* Problem requirements:
Set down the full listing exactly as given. Any pictures are to be left out.
(begin)
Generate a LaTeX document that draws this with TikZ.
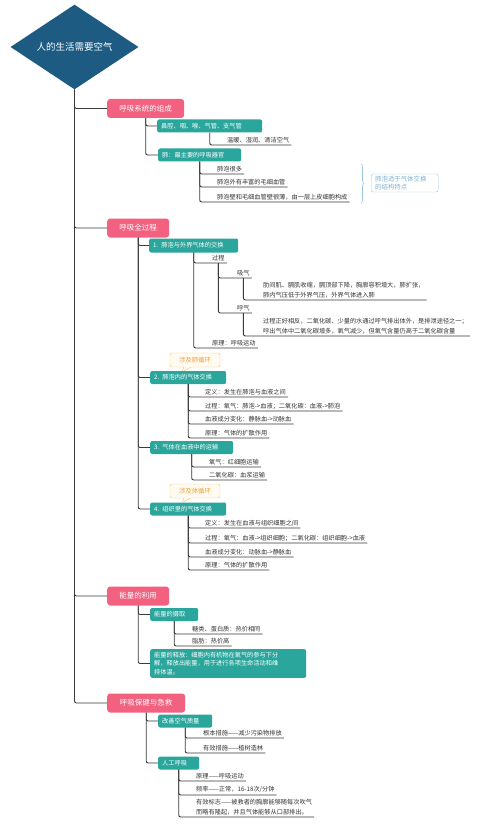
\documentclass[tikz,border=0pt]{standalone}
\usepackage{fontspec}
\setmainfont{Noto Sans CJK SC}
\usepackage{xcolor}
\usepackage{tikz}
\usetikzlibrary{shapes.geometric, shapes.callouts, decorations.pathreplacing}

\definecolor{rootblue}{HTML}{1D5B82}
\definecolor{topicpink}{HTML}{F2617F}
\definecolor{subteal}{HTML}{2BA69C}
\definecolor{linegray}{HTML}{3A3A3A}
\definecolor{leafgray}{HTML}{333333}
\definecolor{noteorange}{HTML}{F5C46C}
\definecolor{notefill}{HTML}{FFFBF2}
\definecolor{notetext}{HTML}{EDA23A}
\definecolor{infoblue}{HTML}{9CC6E0}
\definecolor{infotext}{HTML}{79B0D3}

\begin{document}
\begin{tikzpicture}[
    x=1pt, y=-1pt,
    rootbox/.style={diamond, fill=rootblue, text=white, minimum width=128pt, minimum height=73pt, inner sep=0pt, font=\fontsize{9.5}{11}\selectfont},
    topicbox/.style={rectangle, rounded corners=3pt, fill=topicpink, text=white, minimum height=19pt, inner sep=0pt, anchor=west, font=\fontsize{7.5}{9}\selectfont},
    subbox/.style={rectangle, rounded corners=2pt, fill=subteal, text=white, minimum height=13pt, inner xsep=4pt, inner ysep=0pt, anchor=west, align=left, font=\fontsize{6.2}{8.5}\selectfont},
    leaf/.style={inner xsep=2pt, inner ysep=1.8pt, anchor=south west, align=left, text=leafgray, font=\fontsize{6.2}{9.5}\selectfont},
    note/.style={rectangle callout, rounded corners=2pt, draw=noteorange, fill=notefill, text=notetext, minimum width=50pt, minimum height=14pt, inner sep=0pt, font=\fontsize{6.4}{8}\selectfont},
    infobox/.style={draw=infoblue, rounded corners=2pt, text=infotext, align=left, inner xsep=4pt, inner ysep=2pt, anchor=west, font=\fontsize{6.4}{8}\selectfont},
    conn/.style={draw=linegray, line width=0.9pt, rounded corners=2pt}
]
\useasboundingbox (0,0) rectangle (497,829);

% Root
\node[rootbox] (root) at (74.5,47) {人的生活需要空气};

% Topics
\node[topicbox, minimum width=77pt] (organs) at (107,108.5) {呼吸系统的组成};
\node[topicbox, minimum width=62pt] (process) at (107,228) {呼吸全过程};
\node[topicbox, minimum width=62pt] (energy) at (107,596) {能量的利用};
\node[topicbox, minimum width=78pt] (care) at (107,703) {呼吸保健与急救};

% Respiratory organs
\node[subbox, text width=97pt] (airway) at (157,126) {鼻腔、咽、喉、气管、支气管};
\node[subbox, text width=75pt] (lung) at (158,155) {肺：最主要的呼吸器官};
\node[leaf] (airwayfn) at (225,145) {温暖、湿润、清洁空气};
\node[leaf] (lungA) at (215,174) {肺泡很多};
\node[leaf] (lungB) at (215,187) {肺泡外有丰富的毛细血管};
\node[leaf] (lungC) at (215,202) {肺泡壁和毛细血管壁很薄，由一层上皮细胞构成};
\draw[infoblue, line width=0.6pt, decorate, decoration={brace, amplitude=3pt}] (361,164) -- (361,203);
\node[infobox, text width=59pt] (lungnote) at (371,183) {肺泡适于气体交换\\的结构特点};

% Whole process
\node[subbox, text width=81pt, minimum height=14pt] (stepA) at (149,245.5) {1. 肺泡与外界气体的交换};
\node[leaf] (gc) at (210,263) {过程};
\node[leaf] (inhale) at (235,278) {吸气};
\node[leaf] (inhaleTxt) at (261,300) {肋间肌、膈肌收缩，膈顶部下降，胸廓容积增大，肺扩张，\\肺内气压低于外界气压，外界气体进入肺};
\node[leaf] (exhale) at (235,313) {呼气};
\node[leaf] (exhaleTxt) at (261,336) {过程正好相反，二氧化碳、少量的水通过呼气排出体外，是排泄途径之一；\\呼出气体中二氧化碳增多，氧气减少，但氧气含量仍高于二氧化碳含量};
\node[leaf] (yl) at (210,348) {原理：呼吸运动};

\node[note, callout absolute pointer={(182,372)}] (pulm) at (195,360) {涉及肺循环};
\node[subbox, text width=68pt] (stepB) at (150,377.5) {2. 肺泡内的气体交换};
\node[leaf] (bA) at (203,397) {定义：发生在肺泡与血液之间};
\node[leaf] (bB) at (203,411) {过程：氧气：肺泡->血液；二氧化碳：血液->肺泡};
\node[leaf] (bC) at (203,424) {血液成分变化：静脉血->动脉血};
\node[leaf] (bD) at (203,438) {原理：气体的扩散作用};

\node[subbox, text width=75pt] (stepC) at (150,447.5) {3. 气体在血液中的运输};
\node[leaf] (cA) at (207,467) {氧气：红细胞运输};
\node[leaf] (cB) at (207,480) {二氧化碳：血浆运输};

\node[note, callout absolute pointer={(182,503)}] (syst) at (195,491) {涉及体循环};
\node[subbox, text width=68pt] (stepD) at (150,509) {4. 组织里的气体交换};
\node[leaf] (dA) at (203,528) {定义：发生在血液与组织细胞之间};
\node[leaf] (dB) at (203,543) {过程：氧气：血液->组织细胞；二氧化碳：组织细胞->血液};
\node[leaf] (dC) at (203,557) {血液成分变化：动脉血->静脉血};
\node[leaf] (dD) at (203,570) {原理：气体的扩散作用};

% Energy
\node[subbox, text width=40pt] (intake) at (150,614.5) {能量的摄取};
\node[leaf] (iA) at (190,634) {糖类、蛋白质：热价相同};
\node[leaf] (iB) at (190,646) {脂肪：热价高};
\node[subbox, text width=148pt, inner ysep=3pt] (release) at (150,663.5) {能量的释放：细胞内有机物在氧气的参与下分\\解，释放出能量，用于进行各项生命活动和维\\持体温。};

% Health care and first aid
\node[subbox, text width=46pt] (air) at (158,721) {改善空气质量};
\node[leaf] (airA) at (201,738) {根本措施——减少污染物排放};
\node[leaf] (airB) at (201,753) {有效措施——植树造林};
\node[subbox, text width=33pt] (cpr) at (158,763) {人工呼吸};
\node[leaf] (cprA) at (194,781) {原理——呼吸运动};
\node[leaf] (cprB) at (194,795) {频率——正常，16-18次/分钟};
\node[leaf] (cprC) at (194,817) {有效标志——被救者的胸廓能够随每次吹气\\而略有隆起，并且气体能够从口部排出。};

% Connections
\foreach \t in {organs, process, energy, care}
    \draw[conn] (root.south) |- (\t.west);
\foreach \a/\b in {organs/airway, organs/lung, process/stepA, process/stepB, process/stepC, process/stepD,
                   energy/intake, energy/release, care/air, care/cpr}
    \draw[conn] (\a.south) |- (\b.west);
\foreach \a/\b in {airway/airwayfn, lung/lungA, lung/lungB, lung/lungC,
                   stepA/gc, gc/inhale, inhale/inhaleTxt, gc/exhale, exhale/exhaleTxt, stepA/yl,
                   stepB/bA, stepB/bB, stepB/bC, stepB/bD, stepC/cA, stepC/cB,
                   stepD/dA, stepD/dB, stepD/dC, stepD/dD, intake/iA, intake/iB,
                   air/airA, air/airB, cpr/cprA, cpr/cprB, cpr/cprC}
    \draw[conn] (\a.south) |- (\b.south east);

\end{tikzpicture}
\end{document}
(end)
* Reply to the task:
Generate a LaTeX document that draws this with TikZ.
\documentclass[tikz,border=0pt]{standalone}
\usepackage{fontspec}
\setmainfont{Noto Sans CJK SC}
\usepackage{xcolor}
\usepackage{tikz}
\usetikzlibrary{shapes.geometric, shapes.callouts, decorations.pathreplacing}

\definecolor{rootblue}{HTML}{1D5B82}
\definecolor{topicpink}{HTML}{F2617F}
\definecolor{subteal}{HTML}{2BA69C}
\definecolor{linegray}{HTML}{3A3A3A}
\definecolor{leafgray}{HTML}{333333}
\definecolor{noteorange}{HTML}{F5C46C}
\definecolor{notefill}{HTML}{FFFBF2}
\definecolor{notetext}{HTML}{EDA23A}
\definecolor{infoblue}{HTML}{9CC6E0}
\definecolor{infotext}{HTML}{79B0D3}

\begin{document}
\begin{tikzpicture}[
    x=1pt, y=-1pt,
    rootbox/.style={diamond, fill=rootblue, text=white, minimum width=128pt, minimum height=73pt, inner sep=0pt, font=\fontsize{9.5}{11}\selectfont},
    topicbox/.style={rectangle, rounded corners=3pt, fill=topicpink, text=white, minimum height=19pt, inner sep=0pt, anchor=west, font=\fontsize{7.5}{9}\selectfont},
    subbox/.style={rectangle, rounded corners=2pt, fill=subteal, text=white, minimum height=13pt, inner xsep=4pt, inner ysep=0pt, anchor=west, align=left, font=\fontsize{6.2}{8.5}\selectfont},
    leaf/.style={inner xsep=2pt, inner ysep=1.8pt, anchor=south west, align=left, text=leafgray, font=\fontsize{6.2}{9.5}\selectfont},
    note/.style={rectangle callout, rounded corners=2pt, draw=noteorange, fill=notefill, text=notetext, minimum width=50pt, minimum height=14pt, inner sep=0pt, font=\fontsize{6.4}{8}\selectfont},
    infobox/.style={draw=infoblue, rounded corners=2pt, text=infotext, align=left, inner xsep=4pt, inner ysep=2pt, anchor=west, font=\fontsize{6.4}{8}\selectfont},
    conn/.style={draw=linegray, line width=0.9pt, rounded corners=2pt}
]
\useasboundingbox (0,0) rectangle (497,829);

% Root
\node[rootbox] (root) at (74.5,47) {人的生活需要空气};

% Topics
\node[topicbox, minimum width=77pt] (organs) at (107,108.5) {呼吸系统的组成};
\node[topicbox, minimum width=62pt] (process) at (107,228) {呼吸全过程};
\node[topicbox, minimum width=62pt] (energy) at (107,596) {能量的利用};
\node[topicbox, minimum width=78pt] (care) at (107,703) {呼吸保健与急救};

% Respiratory organs
\node[subbox, text width=97pt] (airway) at (157,126) {鼻腔、咽、喉、气管、支气管};
\node[subbox, text width=75pt] (lung) at (158,155) {肺：最主要的呼吸器官};
\node[leaf] (airwayfn) at (225,145) {温暖、湿润、清洁空气};
\node[leaf] (lungA) at (215,174) {肺泡很多};
\node[leaf] (lungB) at (215,187) {肺泡外有丰富的毛细血管};
\node[leaf] (lungC) at (215,202) {肺泡壁和毛细血管壁很薄，由一层上皮细胞构成};
\draw[infoblue, line width=0.6pt, decorate, decoration={brace, amplitude=3pt}] (361,164) -- (361,203);
\node[infobox, text width=59pt] (lungnote) at (371,183) {肺泡适于气体交换\\的结构特点};

% Whole process
\node[subbox, text width=81pt, minimum height=14pt] (stepA) at (149,245.5) {1. 肺泡与外界气体的交换};
\node[leaf] (gc) at (210,263) {过程};
\node[leaf] (inhale) at (235,278) {吸气};
\node[leaf] (inhaleTxt) at (261,300) {肋间肌、膈肌收缩，膈顶部下降，胸廓容积增大，肺扩张，\\肺内气压低于外界气压，外界气体进入肺};
\node[leaf] (exhale) at (235,313) {呼气};
\node[leaf] (exhaleTxt) at (261,336) {过程正好相反，二氧化碳、少量的水通过呼气排出体外，是排泄途径之一；\\呼出气体中二氧化碳增多，氧气减少，但氧气含量仍高于二氧化碳含量};
\node[leaf] (yl) at (210,348) {原理：呼吸运动};

\node[note, callout absolute pointer={(182,372)}] (pulm) at (195,360) {涉及肺循环};
\node[subbox, text width=68pt] (stepB) at (150,377.5) {2. 肺泡内的气体交换};
\node[leaf] (bA) at (203,397) {定义：发生在肺泡与血液之间};
\node[leaf] (bB) at (203,411) {过程：氧气：肺泡->血液；二氧化碳：血液->肺泡};
\node[leaf] (bC) at (203,424) {血液成分变化：静脉血->动脉血};
\node[leaf] (bD) at (203,438) {原理：气体的扩散作用};

\node[subbox, text width=75pt] (stepC) at (150,447.5) {3. 气体在血液中的运输};
\node[leaf] (cA) at (207,467) {氧气：红细胞运输};
\node[leaf] (cB) at (207,480) {二氧化碳：血浆运输};

\node[note, callout absolute pointer={(182,503)}] (syst) at (195,491) {涉及体循环};
\node[subbox, text width=68pt] (stepD) at (150,509) {4. 组织里的气体交换};
\node[leaf] (dA) at (203,528) {定义：发生在血液与组织细胞之间};
\node[leaf] (dB) at (203,543) {过程：氧气：血液->组织细胞；二氧化碳：组织细胞->血液};
\node[leaf] (dC) at (203,557) {血液成分变化：动脉血->静脉血};
\node[leaf] (dD) at (203,570) {原理：气体的扩散作用};

% Energy
\node[subbox, text width=40pt] (intake) at (150,614.5) {能量的摄取};
\node[leaf] (iA) at (190,634) {糖类、蛋白质：热价相同};
\node[leaf] (iB) at (190,646) {脂肪：热价高};
\node[subbox, text width=148pt, inner ysep=3pt] (release) at (150,663.5) {能量的释放：细胞内有机物在氧气的参与下分\\解，释放出能量，用于进行各项生命活动和维\\持体温。};

% Health care and first aid
\node[subbox, text width=46pt] (air) at (158,721) {改善空气质量};
\node[leaf] (airA) at (201,738) {根本措施——减少污染物排放};
\node[leaf] (airB) at (201,753) {有效措施——植树造林};
\node[subbox, text width=33pt] (cpr) at (158,763) {人工呼吸};
\node[leaf] (cprA) at (194,781) {原理——呼吸运动};
\node[leaf] (cprB) at (194,795) {频率——正常，16-18次/分钟};
\node[leaf] (cprC) at (194,817) {有效标志——被救者的胸廓能够随每次吹气\\而略有隆起，并且气体能够从口部排出。};

% Connections
\foreach \t in {organs, process, energy, care}
    \draw[conn] (root.south) |- (\t.west);
\foreach \a/\b in {organs/airway, organs/lung, process/stepA, process/stepB, process/stepC, process/stepD,
                   energy/intake, energy/release, care/air, care/cpr}
    \draw[conn] (\a.south) |- (\b.west);
\foreach \a/\b in {airway/airwayfn, lung/lungA, lung/lungB, lung/lungC,
                   stepA/gc, gc/inhale, inhale/inhaleTxt, gc/exhale, exhale/exhaleTxt, stepA/yl,
                   stepB/bA, stepB/bB, stepB/bC, stepB/bD, stepC/cA, stepC/cB,
                   stepD/dA, stepD/dB, stepD/dC, stepD/dD, intake/iA, intake/iB,
                   air/airA, air/airB, cpr/cprA, cpr/cprB, cpr/cprC}
    \draw[conn] (\a.south) |- (\b.south east);

\end{tikzpicture}
\end{document}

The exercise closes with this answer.